Problem to work on:
Search the listing below for the string "with" and copy every line where it occurs.

Source material:
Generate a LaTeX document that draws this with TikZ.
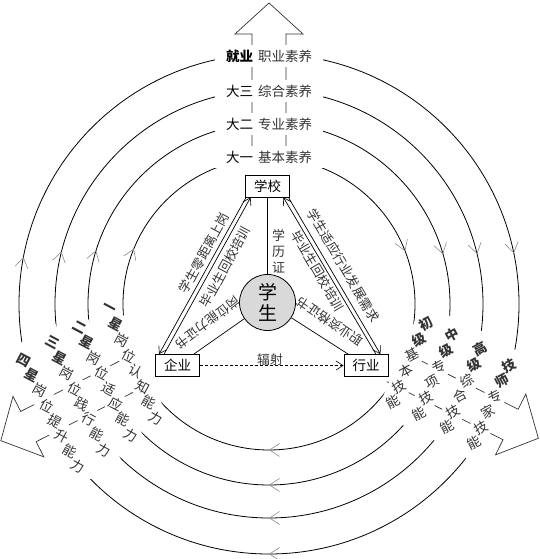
\documentclass[tikz,border=0pt]{standalone}
\usepackage{fontspec}
\setmainfont{Noto Sans CJK SC}
\usetikzlibrary{arrows.meta,calc,decorations.markings}

\definecolor{tipgray}{HTML}{8C8C8C}
\definecolor{stugray}{HTML}{D9D9D9}
\definecolor{txtgray}{HTML}{333333}

\newcommand{\lblsize}{\fontsize{13.5}{15}\selectfont}
\newcommand{\smlsize}{\fontsize{12.8}{15}\selectfont}

\tikzset{
  flowtip/.tip={Straight Barb[length=10pt,width=13pt,color=tipgray,line width=0.6pt]},
  smalltip/.tip={Straight Barb[length=7pt,width=9pt,line width=0.6pt]}
}

% one tilted column of characters on a side band
\newcommand{\bandcol}[7]{% name, angle, radius, column dir, tilt, count, chars
  \node[colbox, minimum width={(#6+1)*17pt}, rotate=#4] (#1) at ($(C)+(#2:#3pt)$) {};
  \foreach \ch [count=\k] in {#7}
    \node[colchar, rotate=#5] (#1-\k) at ($(#1.center)+(#4:{(\k-(#6+1)/2)*17pt})$) {\ch};
}

% block arrow outline with open shaft
\newcommand{\bigarrow}[1]{%
  \begin{scope}[shift={(C)}, rotate=#1]
    \draw[bigline] (140,17) -- (270,17) -- (270,34) -- (301,0) -- (270,-34) -- (270,-17) -- (140,-17);
  \end{scope}}

\begin{document}
\begin{tikzpicture}[x=1pt, y=1pt,
  ring/.style={line width=0.8pt, postaction={decorate}},
  bigline/.style={draw=black!80, line width=0.7pt},
  rowbox/.style={fill=white, minimum width=108pt, minimum height=22pt, inner sep=0pt, font=\lblsize, text=txtgray},
  colbox/.style={fill=white, minimum height=22pt, inner sep=0pt},
  colchar/.style={inner sep=0pt, font=\lblsize, text=txtgray},
  box/.style={draw, line width=0.8pt, fill=white, minimum width=44pt, minimum height=22pt, inner sep=0pt, font=\lblsize},
  stu/.style={circle, draw, line width=0.8pt, fill=stugray, minimum size=56pt, inner sep=0pt, align=center, font=\fontsize{19}{21}\selectfont},
  linelab/.style={inner sep=0pt, font=\smlsize, text=txtgray},
  link/.style={line width=0.7pt}
]
\useasboundingbox (0,0) rectangle (539,559);
\coordinate (C) at (269,255);

% circulating rings
\foreach \r/\fr/\fl in {146/0.1911/0.8119, 181/0.2056/0.7978, 214/0.2125/0.7894, 250/0.2175/0.7800}
  \draw[ring, decoration={markings,
      mark=at position \fr with {\arrow{flowtip}},
      mark=at position 0.5 with {\arrow{flowtip}},
      mark=at position \fl with {\arrow{flowtip}}}]
    ([shift={(90:\r pt)}]C) arc[start angle=90, delta angle=-360, radius=\r pt];

% three block arrows
\bigarrow{90}
\bigarrow{207}
\bigarrow{-26.5}

% top band
\foreach \r/\a/\b [count=\i] in {147/大一/基本素养, 180/大二/专业素养, 213/大三/综合素养, 248/\textbf{就业}/职业素养}
  \node[rowbox] (row\i) at ($(C)+(90:\r pt)$) {{\color{black}\a}\hspace{5pt}\b};

% left band
\bandcol{s1}{203.5}{149}{293.5}{-28}{8}{\textbf{一},\textbf{星},岗,位,认,知,能,力}
\bandcol{s2}{205.2}{181}{295.2}{-28}{8}{\textbf{二},\textbf{星},岗,位,适,应,能,力}
\bandcol{s3}{205.8}{212}{295.8}{-28}{8}{\textbf{三},\textbf{星},岗,位,践,行,能,力}
\bandcol{s4}{206.6}{244}{296.6}{-28}{8}{\textbf{四},\textbf{星},岗,位,提,升,能,力}

% right band
\bandcol{g1}{-22.8}{152}{-112.8}{28}{6}{\textbf{初},\textbf{级},基,本,技,能}
\bandcol{g2}{-22.9}{181}{-112.9}{28}{6}{\textbf{中},\textbf{级},专,项,技,能}
\bandcol{g3}{-23.4}{212}{-113.4}{28}{6}{\textbf{高},\textbf{级},综,合,技,能}
\bandcol{g4}{-24.3}{244}{-114.3}{28}{6}{\textbf{技},\textbf{师},专,家,技,能}

% inner triangle
\node[box] (xx) at (267.5,373) {学校};
\node[box] (qy) at (177.5,193.5) {企业};
\node[box] (hy) at (366,193.5) {行业};
\node[stu] (st) at (267.5,256.5) {学\\生};

\draw[link] (xx.south) -- (st.north);
\node[linelab, align=center, font=\fontsize{13}{16}\selectfont] (xlz) at (278.5,308) {学\\历\\证};

\draw[link, -{smalltip}] ([xshift=1pt]xx.south west) -- ([xshift=4pt]qy.north west);
\draw[link, {smalltip}-] ([xshift=5.5pt]xx.south west) -- ([xshift=9pt]qy.north west);
\draw[link, -{smalltip}] ([xshift=-1.5pt]xx.south east) -- ([xshift=-8pt]hy.north east);
\draw[link, {smalltip}-] ([xshift=-6.5pt]xx.south east) -- ([xshift=-12.5pt]hy.north east);

\node[linelab, rotate=61.5] (l1) at (204,306) {学生零距离上岗};
\node[linelab, rotate=61.5] (l2) at (225,292) {毕业生回校培训};
\node[linelab, rotate=-59.5] (r1) at (343.5,293.5) {学生适应行业发展需求};
\node[linelab, rotate=-59.5] (r2) at (317.5,288) {毕业生回校培训};

\draw[link] (st) -- (qy);
\draw[link] (st) -- (hy);
\node[linelab, rotate=217] (l3) at (207.5,236.5) {岗位能力证书};
\node[linelab, rotate=146] (r3) at (330,237.5) {职业资格证书};

\draw[link, dash pattern=on 3pt off 2pt, -{smalltip}] (qy) -- (hy);
\node[linelab] (fs) at (270,199) {辐射};
\end{tikzpicture}
\end{document}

Finished task:
Generate a LaTeX document that draws this with TikZ.
% block arrow outline with open shaft
      mark=at position \fr with {\arrow{flowtip}},
      mark=at position 0.5 with {\arrow{flowtip}},
      mark=at position \fl with {\arrow{flowtip}}}]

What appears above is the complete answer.